33
Yorum
0
Beğeni
0,0
Puan
3854
Okunma


Yüreğimin Ev Sahibesine...
Anneme...
Ömür boyu sadece benim olan tek gerçeğim !
Salondaki kanepeye uzandım, kışlanın aydınlığından karanlığa süzülen martıların ağıtları sarıyor yavaş yavaş geceyi. Camın buğusuna tek cümlelik mektup yazdım sana…
S e n i S e v i y o r u m
Sana çıktığım bu yolculuk hiç bitmesin istiyorum, hayatıma ışık getir gözlerinle anne !
Hatırlamasam da, en çok kucağına doğduğum anı özlüyorum, memene süt diye yapışıp doyduğum zamanları birde. Yorgun bir yolcu olarak devam ederken hayata, yaralarımı kanattıkça anlıyorum yaşadığımı ve daha güçleniyorum inan bana. Biri kalbimi kırdıkça sana daha çok bağlanıyorum bazen de olmadık yerde salya sümük ağlıyorum anne. Sonra çocuğun olmakta buluyorum şifamı ve ne kadar büyüsem de hep çocuğun olmak okşuyor o çocuk kalmak isteyen yanımı…
Büyümek sütten kesildiğimde kapımda bekliyormuş anne !
Yorganı çekip kafama, ağıdıma sarılıp uyumak istiyorum bazen günler, gecelerce…
Bayramlarda diktiğin emprime elbisemin karpuz kolları ve ucuna patlamış mısırları yapıştırmış gibi duran beyaz fistolarıyla, eteklerinden bir parmak sarkan tülleriyle hava atmayı özledim mahalledeki kızlara. Hani apartmanımızın girişinde bir erik ağacı vardı, dalları üzüm salkımı gibi erik verirdi, bir tek bana serbestti o ağaca çıkmak ve karnım ağrıyana dek erik yemek. Anne ben küçükken karnımın ağrımasını bile özledim. Hiçbiri şimdiki kalp ağrılarım gibi yakmamıştı ki canımı !
Boyuna yetişmek için belini kırdığım kaç topuklu ayakkabın vardı hatırlasana. Türkan ŞORAY kirpiği kavuniçi el örgüsü kazağını az giymedim gizli gizli lisedeyken formamın üzerine. Kimsenin annesi çalışmazdı o zamanlar, ne bileyim çalışsa da anlamazdı dikişten nakıştan ama sen benim mor simli folklor kıyafetlerimi dikmiştin. Öyle çok şey hatırladım ki çocukluğuma dair sana bu mektubu yazarken anne, öyle çok şey ! Anlatamam !

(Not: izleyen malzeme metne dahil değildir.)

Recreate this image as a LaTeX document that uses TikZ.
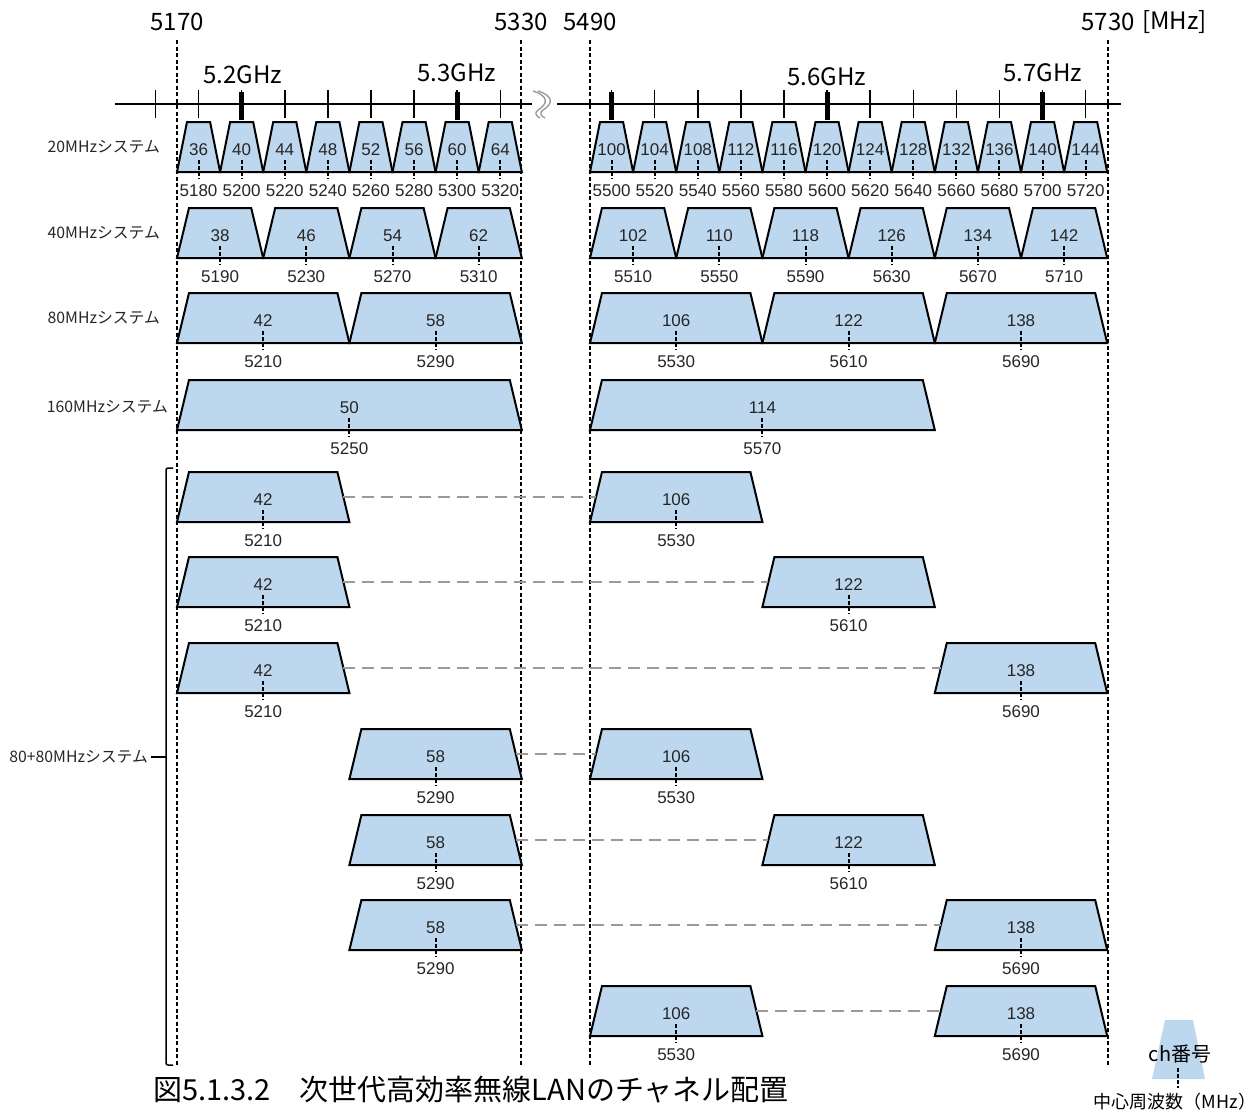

Sen vergi zamanları daireden geç çıkınca anaokulumdaki Saadet teyze ile tüm çocuklar evlerine gittiğinde, senin yollarını gözlediğim günler hala gözlerimi nemlendirir biliyor musun anne? O zaman “annem beni sevmiyor da mı gelmiyor” diye düşünürdüm çocuk aklımla ! Ama anne olunca anladım ki insan çocuğundan başka bir şeyi zor düşünüyormuş…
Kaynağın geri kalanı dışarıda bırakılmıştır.